▼
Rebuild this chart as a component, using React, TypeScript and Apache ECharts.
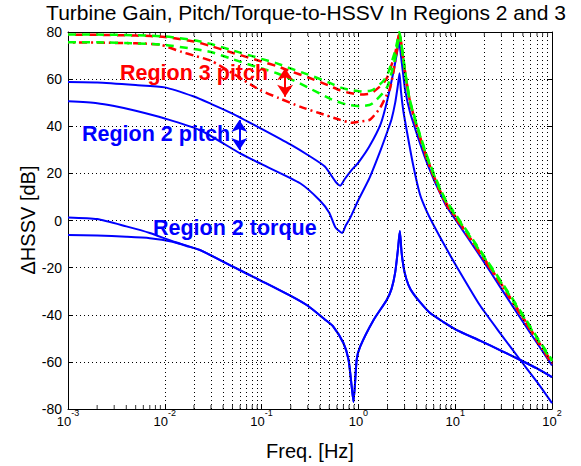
import React, { useEffect, useRef } from "react";
import * as echarts from "echarts";

const FONT = "'Liberation Sans', Arial, Helvetica, sans-serif";

// Axis ticks
const decadeExponents = [-3, -2, -1, 0, 1, 2];
const minorMultipliers = [2, 3, 4, 5, 6, 7, 8, 9];
const yMin = -80;
const yMax = 80;
const yStep = 20;

// Region 2 pitch (upper blue)
const freqA = [0.001, 0.002, 0.005, 0.01, 0.02, 0.03, 0.05, 0.1, 0.2, 0.3, 0.45, 0.58, 0.65, 0.72, 0.85, 1.0, 1.3, 1.7, 2.0, 2.3, 2.5, 2.63, 2.75, 2.9, 3.05, 3.41, 4.0, 5.0, 6.0, 7.0, 8.0, 10.4, 18, 30, 50, 70, 100];
const gainA = [58.8, 58.6, 57.5, 56.5, 52.6, 49.5, 45.4, 38.9, 32.2, 27.8, 22.9, 16.5, 14.8, 17.5, 21.4, 24.6, 31.5, 41, 51.5, 63, 71, 76, 70, 62, 55, 46, 37, 25.5, 17.5, 11.5, 6.5, -0.5, -15, -29, -43, -52, -61.5];

// Region 2 pitch (lower blue)
const freqB = [0.001, 0.002, 0.003, 0.005, 0.01, 0.023, 0.06, 0.1, 0.25, 0.4, 0.5, 0.58, 0.68, 0.74, 0.82, 1.0, 1.3, 1.7, 2.0, 2.2, 2.4, 2.55, 2.66, 2.75, 2.9, 3.1, 3.66, 4.33, 5.0, 5.9, 8.0, 10.4, 18, 30, 47, 70, 100];
const gainB = [50.6, 49.8, 48.6, 46.6, 43.3, 38.4, 28.5, 23.9, 15.8, 8.5, 3.3, -3, -5.3, -2.1, 1.0, 8.7, 18, 30, 38, 43, 50, 57, 62.5, 55, 47, 40, 24, 11, 4.5, -1.5, -11.5, -19.7, -36, -48.5, -59.2, -68.5, -77.5];

// Region 2 torque (upper blue, starts near 0 dB)
const freqC = [0.001, 0.002, 0.004, 0.007, 0.012, 0.023, 0.05, 0.1, 0.2, 0.3, 0.45, 0.55, 0.7, 0.79, 0.85, 0.89, 0.96, 1.04, 1.43, 1.96, 2.2, 2.4, 2.55, 2.68, 2.8, 3.0, 3.3, 3.66, 4.4, 5.5, 7.5, 10.4, 18, 30, 47, 70, 100];
const gainC = [1.3, 0.6, -2.5, -5.3, -8.8, -12.5, -19.5, -25.7, -32, -36.2, -42, -45, -52, -59, -70, -77, -59, -53.6, -42.3, -33.7, -29, -22, -13, -4.5, -14, -22, -27.5, -30.8, -35, -39.3, -43, -46.5, -51, -55.3, -59.2, -62.8, -66.5];

// Region 2 torque (lower blue, starts near -7 dB)
const freqD = [0.001, 0.002, 0.004, 0.007, 0.012, 0.018, 0.023, 0.05, 0.1, 0.2, 0.3, 0.45, 0.55, 0.7, 0.79, 0.85, 0.89, 0.96, 1.04, 1.43, 1.96, 2.2, 2.4, 2.55, 2.68, 2.8, 3.0, 3.3, 3.66, 4.4, 5.5, 7.5, 10.4, 18, 30, 47, 70, 100];
const gainD = [-6.2, -6.4, -6.9, -7.5, -9, -11.2, -12.5, -19.5, -25.7, -32, -36.2, -42, -45, -52, -59, -70, -77, -59, -53.6, -42.3, -33.7, -29, -22, -13, -4.5, -14, -22, -27.5, -30.8, -35, -39.3, -43, -46.5, -51, -55.3, -59.2, -62.8, -66.5];

// Region 3 pitch (green dashed, two operating points)
const freqG = [0.001, 0.002, 0.005, 0.01, 0.02, 0.03, 0.05, 0.1, 0.144, 0.2, 0.3, 0.5, 0.65, 0.8, 1.04, 1.3, 1.42, 1.79, 2.0, 2.22, 2.4, 2.55, 2.65, 2.75, 2.9, 3.1, 3.41, 4.0, 5.0, 6.0, 7.0, 8.0, 10.4, 18, 30, 50, 70, 100];
const gainG1 = [78.9, 78.9, 78.6, 78.1, 76.5, 74.9, 72.2, 68.6, 66.7, 64.5, 62, 58.5, 56.5, 55.5, 54.8, 55, 55.5, 59, 62, 67.6, 72, 77, 80, 76.5, 69.5, 61, 51, 41, 28.5, 20, 13.5, 8.7, 1.8, -12.5, -26, -40, -49.5, -59.2];
const gainG2 = [75.6, 75.6, 75.2, 74.5, 72.8, 71.5, 68.5, 64.5, 62.5, 60, 56.5, 51.8, 50, 49, 48.5, 49, 49.9, 54.1, 57, 63.3, 69, 75, 79, 76, 69, 60.5, 50.5, 40.5, 28, 19.5, 13, 8.2, 1.3, -13, -26.5, -40.5, -50, -59.7];

// Region 3 pitch (red dashed, upper)
const gainR1 = [78.9, 78.8, 78.5, 77.9, 76, 74, 71.2, 67.5, 65.5, 63.3, 60.8, 57.2, 55.2, 54.2, 53.5, 53.8, 54.5, 58, 61, 66.5, 71, 76.5, 79.5, 76, 69, 60.5, 50.5, 40, 27.5, 19, 12.5, 7.7, 0.8, -13.5, -27, -41, -50.5, -60.2];

// Region 3 pitch (red dash-dot, lower)
const freqR2 = [0.001, 0.002, 0.005, 0.009, 0.015, 0.02, 0.03, 0.05, 0.096, 0.15, 0.25, 0.4, 0.65, 0.85, 1.04, 1.32, 1.67, 1.97, 2.12, 2.3, 2.45, 2.58, 2.65, 2.75, 2.9, 3.1, 3.41, 4.0, 5.0, 6.0, 7.0, 8.0, 10.4, 18, 30, 50, 70, 100];
const gainR2 = [75.6, 75.5, 75.2, 74.6, 71.5, 70, 67.8, 62.5, 55.4, 52, 48.3, 45.5, 42.7, 41.5, 42, 42.8, 47.7, 53.4, 56, 63, 70, 76, 79, 75.5, 68.5, 60, 50, 39.5, 27, 18.5, 12, 7.2, 0.3, -14, -27.5, -41.5, -51, -60.8];

// Annotation arrows: [freq, top dB, bottom dB]
const region3Arrow = [0.175, 64.6, 52.5];
const region2Arrow = [0.0589, 42.7, 29.9];

const pairs = (f: number[], g: number[]) => f.map((v, i) => [v, g[i]]);

export default function App() {
  const ref = useRef<HTMLDivElement>(null);

  useEffect(() => {
    if (!ref.current) return;
    const chart = echarts.init(ref.current, null, { renderer: "svg" });

    const minorVals: number[] = [];
    decadeExponents.slice(0, -1).forEach((e) =>
      minorMultipliers.forEach((m) => minorVals.push(+(m * Math.pow(10, e)).toPrecision(6)))
    );
    const innerDecades = decadeExponents.slice(1, -1).map((e) => +Math.pow(10, e).toPrecision(6));
    const gridX = [...minorVals, ...innerDecades];

    const blue = "#0000ff";
    const red = "#ff0000";
    const green = "#00ff00";

    const lineSeries = (name: string, data: number[][], color: string, type: any, width: number, dashOffset = 0) => ({
      name,
      type: "line",
      data,
      showSymbol: false,
      symbol: "none",
      smooth: 0.2,
      z: 3,
      lineStyle: { color, width, type, dashOffset, cap: "butt" },
      emphasis: { disabled: true },
    });

    const arrowMark = (arr: number[], color: string) => ({
      silent: true,
      symbol: ["arrow", "arrow"],
      symbolSize: 12,
      label: { show: false },
      lineStyle: { color, type: "solid", width: 2 },
      data: [[{ coord: [arr[0], arr[1]] }, { coord: [arr[0], arr[2]] }]],
    });

    const axisCommonX = {
      type: "log",
      logBase: 10,
      min: 0.001,
      max: 100,
      axisLine: { show: true, onZero: false, lineStyle: { color: "#000", width: 1 } },
      axisTick: { show: true, inside: true, length: 5, lineStyle: { color: "#000" } },
      splitLine: { show: false },
    };

    const axisCommonY = {
      type: "value",
      min: yMin,
      max: yMax,
      interval: yStep,
      axisLine: { show: true, onZero: false, lineStyle: { color: "#000", width: 1 } },
      axisTick: { show: true, inside: true, length: 5, lineStyle: { color: "#000" } },
    };

    chart.setOption({
      animation: false,
      backgroundColor: "#fff",
      grid: { left: 68, right: 29, top: 32, bottom: 57, containLabel: false },
      xAxis: [
        {
          ...axisCommonX,
          position: "bottom",
          axisLabel: {
            show: true,
            margin: 5,
            formatter: (v: number) => `{b|10}{s|${Math.round(Math.log10(v))}}`,
            rich: {
              b: { fontSize: 13, fontFamily: FONT, color: "#000", lineHeight: 14 },
              s: { fontSize: 9, fontFamily: FONT, color: "#000", lineHeight: 10, padding: [0, 0, 16, 0] },
            },
          },
        },
        {
          ...axisCommonX,
          position: "top",
          axisLabel: { show: false },
        },
      ],
      yAxis: [
        {
          ...axisCommonY,
          position: "left",
          axisLabel: { show: true, margin: 6, fontSize: 14, lineHeight: 13, fontFamily: FONT, color: "#000" },
          splitLine: { show: true, lineStyle: { color: "#000", type: [1, 3], width: 1 } },
        },
        {
          ...axisCommonY,
          position: "right",
          axisLabel: { show: false },
          splitLine: { show: false },
        },
      ],
      series: [
        {
          name: "minorTop",
          type: "scatter",
          z: 1,
          silent: true,
          data: minorVals.map((v) => [v, yMax]),
          symbol: "rect",
          symbolSize: [1, 4],
          symbolOffset: [0, 2],
          itemStyle: { color: "#000" },
          markLine: {
            silent: true,
            symbol: ["none", "none"],
            label: { show: false },
            lineStyle: { color: "#000", type: [1, 3], width: 1 },
            data: gridX.map((v) => ({ xAxis: v })),
          },
        },
        {
          name: "minorBottom",
          type: "scatter",
          z: 1,
          silent: true,
          data: minorVals.map((v) => [v, yMin]),
          symbol: "rect",
          symbolSize: [1, 4],
          symbolOffset: [0, -2],
          itemStyle: { color: "#000" },
        },
        lineSeries("pitchR2a", pairs(freqA, gainA), blue, "solid", 2),
        { ...lineSeries("pitchR2b", pairs(freqB, gainB), blue, "solid", 2), markLine: arrowMark(region2Arrow, blue) },
        lineSeries("torqueR2a", pairs(freqC, gainC), blue, "solid", 2),
        lineSeries("torqueR2b", pairs(freqD, gainD), blue, "solid", 2),
        lineSeries("pitchR3redA", pairs(freqG, gainR1), red, [8, 6], 2.5, 7),
        { ...lineSeries("pitchR3redB", pairs(freqR2, gainR2), red, [8, 4, 2, 4], 2.5, 7), markLine: arrowMark(region3Arrow, red) },
        lineSeries("pitchR3greenA", pairs(freqG, gainG1), green, [8, 6], 2.5),
        lineSeries("pitchR3greenB", pairs(freqG, gainG2), green, [8, 6], 2.5),
      ],
      graphic: [
        {
          type: "text",
          x: 306,
          y: 12,
          z: 100,
          style: {
            text: "Turbine Gain, Pitch/Torque-to-HSSV In Regions 2 and 3",
            fontSize: 21,
            fontFamily: FONT,
            fill: "#000",
            align: "center",
            verticalAlign: "middle",
            textAlign: "center",
            textVerticalAlign: "middle",
          },
        },
        {
          type: "text",
          x: 310,
          y: 451,
          z: 100,
          style: {
            text: "Freq. [Hz]",
            fontSize: 20,
            fontFamily: FONT,
            fill: "#000",
            align: "center",
            verticalAlign: "middle",
            textAlign: "center",
            textVerticalAlign: "middle",
          },
        },
        {
          type: "text",
          x: 28,
          y: 220,
          rotation: Math.PI / 2,
          z: 100,
          style: {
            text: "\u0394HSSV [dB]",
            fontSize: 20,
            fontFamily: FONT,
            fill: "#000",
            align: "center",
            verticalAlign: "middle",
            textAlign: "center",
            textVerticalAlign: "middle",
          },
        },
        {
          type: "text",
          x: 120,
          y: 72.5,
          z: 100,
          style: {
            text: "Region 3 pitch",
            fontSize: 21.5,
            fontWeight: "bold",
            fontFamily: FONT,
            fill: red,
            align: "left",
            verticalAlign: "middle",
            textAlign: "left",
            textVerticalAlign: "middle",
          },
        },
        {
          type: "text",
          x: 82,
          y: 134,
          z: 100,
          style: {
            text: "Region 2 pitch",
            fontSize: 21.5,
            fontWeight: "bold",
            fontFamily: FONT,
            fill: blue,
            align: "left",
            verticalAlign: "middle",
            textAlign: "left",
            textVerticalAlign: "middle",
          },
        },
        {
          type: "text",
          x: 153,
          y: 228,
          z: 100,
          style: {
            text: "Region 2 torque",
            fontSize: 21.5,
            fontWeight: "bold",
            fontFamily: FONT,
            fill: blue,
            align: "left",
            verticalAlign: "middle",
            textAlign: "left",
            textVerticalAlign: "middle",
          },
        },
      ],
    });

    return () => chart.dispose();
  }, []);

  return (
    <div
      ref={ref}
      style={{ position: "absolute", left: 0, top: 0, width: 581, height: 466, background: "#fff" }}
    />
  );
}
▲
• _Description of the task_: Look through the material and copy each line that has "React".

• _Expected output_:
Rebuild this chart as a component, using React, TypeScript and Apache ECharts.
import React, { useEffect, useRef } from "react";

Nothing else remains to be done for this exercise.